Fixed incorrect data conversion after Postgres Pro Enterprise cluster upgrade through pg_upgrade following a migration from PostgreSQL or Postgres Pro Standard edition. Previously, a cluster repeatedly converted like this would lose its original conversion attribute, which would result in a serious data corruption unless all the data was accessed before the second upgrade.
Added the log2_num_lock_partitions parameter which allows to change a number of lock partitions. Previously the shared lock tables were always divided into 16 partitions; now this number can be increased up to 256 to prevent performance loss in some special cases.
E.17.2. Migration to Version 11.11.2
If you are upgrading from a Postgres Pro Enterprise release based on the same PostgreSQL major version, it is enough to install the new version into your current installation directory.

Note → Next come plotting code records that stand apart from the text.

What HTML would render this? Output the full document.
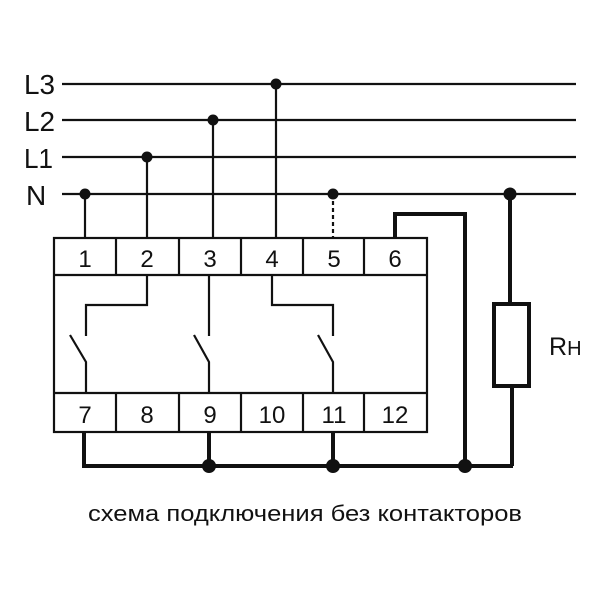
<!DOCTYPE html>
<html><head><meta charset="utf-8"><style>body{margin:0;background:#fff}</style></head><body>
<svg width="600" height="600" xmlns="http://www.w3.org/2000/svg" font-family="Liberation Sans, sans-serif">
<rect width="600" height="600" fill="#fff"/>
<g fill="#111" font-size="28">
<text x="24" y="94" textLength="31" lengthAdjust="spacingAndGlyphs">L3</text><text x="24" y="131" textLength="31" lengthAdjust="spacingAndGlyphs">L2</text><text x="24" y="168" textLength="29" lengthAdjust="spacingAndGlyphs">L1</text><text x="26" y="205">N</text>
</g>
<g stroke="#111" stroke-width="2.2" fill="none">
<line x1="62" y1="84" x2="576" y2="84"/><line x1="62" y1="120" x2="576" y2="120"/>
<line x1="62" y1="157" x2="576" y2="157"/><line x1="62" y1="194" x2="576" y2="194"/>
<line x1="85" y1="194" x2="85" y2="238"/><line x1="147" y1="157" x2="147" y2="238"/>
<line x1="213" y1="120" x2="213" y2="238"/><line x1="276" y1="84" x2="276" y2="238"/>
<line x1="333" y1="194" x2="333" y2="238" stroke-dasharray="4,3"/>
<rect x="54" y="238" width="373" height="194"/>
<line x1="54" y1="275" x2="427" y2="275"/><line x1="54" y1="393" x2="427" y2="393"/>
<line x1="116" y1="238" x2="116" y2="275"/><line x1="179" y1="238" x2="179" y2="275"/><line x1="241" y1="238" x2="241" y2="275"/><line x1="303" y1="238" x2="303" y2="275"/><line x1="364" y1="238" x2="364" y2="275"/>
<line x1="116" y1="393" x2="116" y2="432"/><line x1="179" y1="393" x2="179" y2="432"/><line x1="241" y1="393" x2="241" y2="432"/><line x1="303" y1="393" x2="303" y2="432"/><line x1="364" y1="393" x2="364" y2="432"/>
<polyline points="147,275 147,305 86,305 86,336"/>
<polyline points="70,335 86,362 86,393"/>
<line x1="209" y1="275" x2="209" y2="336"/>
<polyline points="194,335 209,362 209,393"/>
<polyline points="272,275 272,305 333,305 333,336"/>
<polyline points="318,335 333,362 333,393"/>
</g>
<g stroke="#111" stroke-width="4" fill="none">
<polyline points="84,432 84,466 513,466"/>
<line x1="209" y1="432" x2="209" y2="466"/><line x1="333" y1="432" x2="333" y2="466"/>
<polyline points="395,238 395,214 465,214 465,466"/>
<line x1="510" y1="194" x2="510" y2="303"/><line x1="512" y1="387" x2="512" y2="466"/>
<rect x="494" y="304" width="35" height="82"/>
</g>
<g fill="#111">
<circle cx="85" cy="194" r="5.5"/><circle cx="147" cy="157" r="5.5"/><circle cx="213" cy="120" r="5.5"/><circle cx="276" cy="84" r="5.5"/>
<circle cx="333" cy="194" r="5.5"/><circle cx="510" cy="194" r="6.5"/>
<circle cx="209" cy="466" r="7"/><circle cx="333" cy="466" r="7"/><circle cx="465" cy="466" r="7"/>
</g>
<g fill="#111" font-size="24" text-anchor="middle">
<text x="85" y="267">1</text><text x="147" y="267">2</text><text x="210" y="267">3</text><text x="272" y="267">4</text><text x="334" y="267">5</text><text x="395" y="267">6</text>
<text x="85" y="423">7</text><text x="147" y="423">8</text><text x="210" y="423">9</text><text x="272" y="423">10</text><text x="334" y="423">11</text><text x="395" y="423">12</text>
</g>
<text x="549" y="355" font-size="25" fill="#111">R<tspan font-size="20">H</tspan></text>
<text x="88" y="521" font-size="22" fill="#111" textLength="434" lengthAdjust="spacingAndGlyphs">схема подключения без контакторов</text>
</svg>
</body></html>
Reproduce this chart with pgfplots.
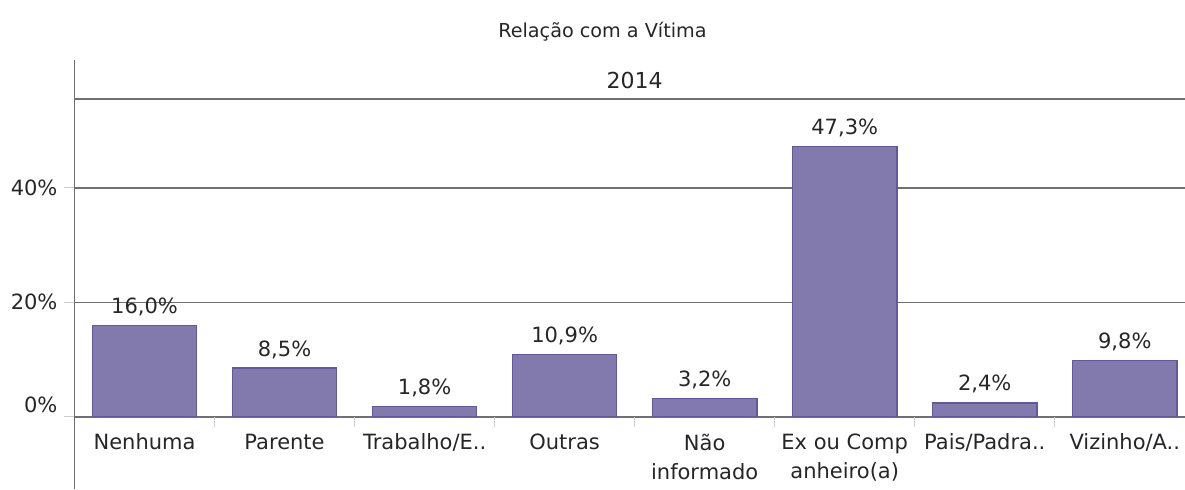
\documentclass[border=0pt]{standalone}
\usepackage{pgfplots}
\pgfplotsset{compat=1.18}
\usepackage{fontspec}
\setmainfont{DejaVu Sans}
\definecolor{barfill}{HTML}{8279AD}
\definecolor{baredge}{HTML}{6358A0}
\definecolor{txt}{HTML}{262626}
\definecolor{gridc}{HTML}{707070}
\begin{document}
\begin{tikzpicture}
\begin{axis}[
    name=ax,
    scale only axis,
    width=555.25pt, height=158.85pt,
    xmin=-0.5, xmax=7.43,
    ymin=0, ymax=55.54,
    clip=false,
    axis lines=left,
    axis line style={gridc, -, line width=0.8pt},
    ybar, bar width=0.746,
    xtick={0,...,7},
    xticklabels={Nenhuma, Parente, Trabalho/E.., Outras, Não\\informado, Ex ou Comp\\anheiro(a), Pais/Padra.., Vizinho/A..},
    xtick style={draw=none},
    xticklabel style={align=center, font=\fontsize{10.5}{14.8}\selectfont, text=txt, yshift=0pt},
    extra x ticks={0.5,1.5,2.5,3.5,4.5,5.5,6.5},
    extra x tick labels={},
    extra x tick style={xtick style={draw=black!20, line width=0.6pt}},
    ytick={0,20,40},
    yticklabels={\raisebox{6pt}[\height][\depth]{0\%}, 20\%, 40\%},
    ytick style={draw=black!20, line width=0.6pt},
    yticklabel style={font=\fontsize{10.5}{12}\selectfont, text=txt},
    major tick length=5pt,
    tick align=outside,
    ymajorgrids,
    grid style={gridc, line width=0.8pt},
    /pgf/number format/assume math mode=true,
    nodes near coords={\pgfmathprintnumber[fixed,fixed zerofill,precision=1,use comma]{\pgfplotspointmeta}\%},
    nodes near coords style={font=\fontsize{10.5}{12}\selectfont, text=txt, inner sep=1pt, yshift=3.5pt},
]
\addplot[fill=barfill, draw=baredge, line width=0.6pt] coordinates {
    (0,16.0) (1,8.5) (2,1.8) (3,10.9) (4,3.2) (5,47.3) (6,2.4) (7,9.8)
};
\draw[gridc, line width=0.8pt] (rel axis cs:0,1) -- (rel axis cs:1,1);
\node[font=\fontsize{11}{13}\selectfont, text=txt] at ([yshift=9.5pt]axis cs:3.5,55.54) {2014};
\node[font=\fontsize{9.6}{12}\selectfont, text=txt] at ([yshift=33.5pt]axis cs:3.27,55.54) {Relação com a Vítima};
\end{axis}
\draw[gridc, line width=0.8pt] (ax.north west) -- ++(0pt,19.5pt);
\draw[gridc, line width=0.8pt] (ax.south west) -- ++(0pt,-36.15pt);
\pgfresetboundingbox
\path ([xshift=-37.25pt,yshift=-36.15pt]ax.south west) rectangle ([yshift=49.5pt]ax.north east);
\end{tikzpicture}
\end{document}
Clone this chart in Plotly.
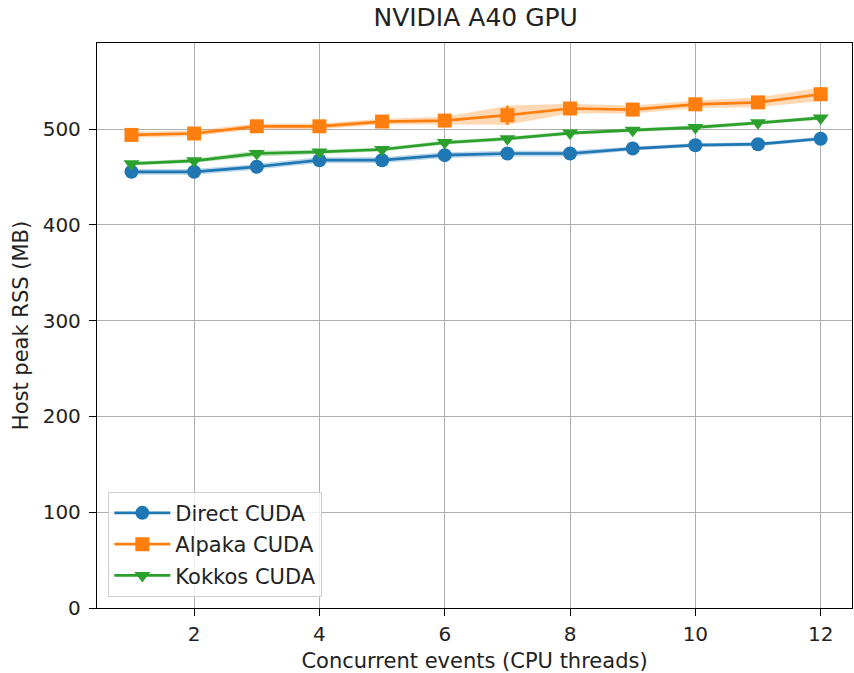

While functions numeric_eq
, numeric_ne
, numeric_gt
, numeric_ge
, numeric_lt
, and numeric_le
are actually leakproof, they were not marked as such in Postgres Pro Enterprise 11.6.1 or lower, which could lead to incorrect query optimization. In particular, it negatively affected query execution if row-level security policy was in use. Version 11.7.1 repairs this issue for new installations by correcting the initial catalog data, but existing installations will still have incorrect markings unless you update pg_proc
entries for these functions. You can run pg_upgrade to upgrade your server instance to a version containing the corrected initial data, or manually correct these entries in each database of the installation using the ALTER FUNCTION
command. For example:
ALTER FUNCTION pg_catalog.numeric_eq LEAKPROOF
Version 11.7.1 also fixes SIMILAR TO
and POSIX regular expressions that use character classes for icu collations, so you may need to check for objects that use such regular expressions.
Starting from Postgres Pro Enterprise 11.6.1, the ICU library upgrade does not interfere with the server start. Before connecting to a database using ICU as the default collation, Postgres Pro compares this collation version to the one provided by the ICU library and displays a warning if the collation versions do not match; you may need to rebuild the objects that depend on the default collation if you think the collation change may affect the sort order of your data. To suppress these warnings, you can use the ALTER COLLATION "default" REFRESH VERSION
command, as explained in ALTER COLLATION.
To migrate from PostgreSQL, as well as Postgres Pro Standard or Postgres Pro Enterprise based on a previous PostgreSQL major version, see the migration instructions for version 11.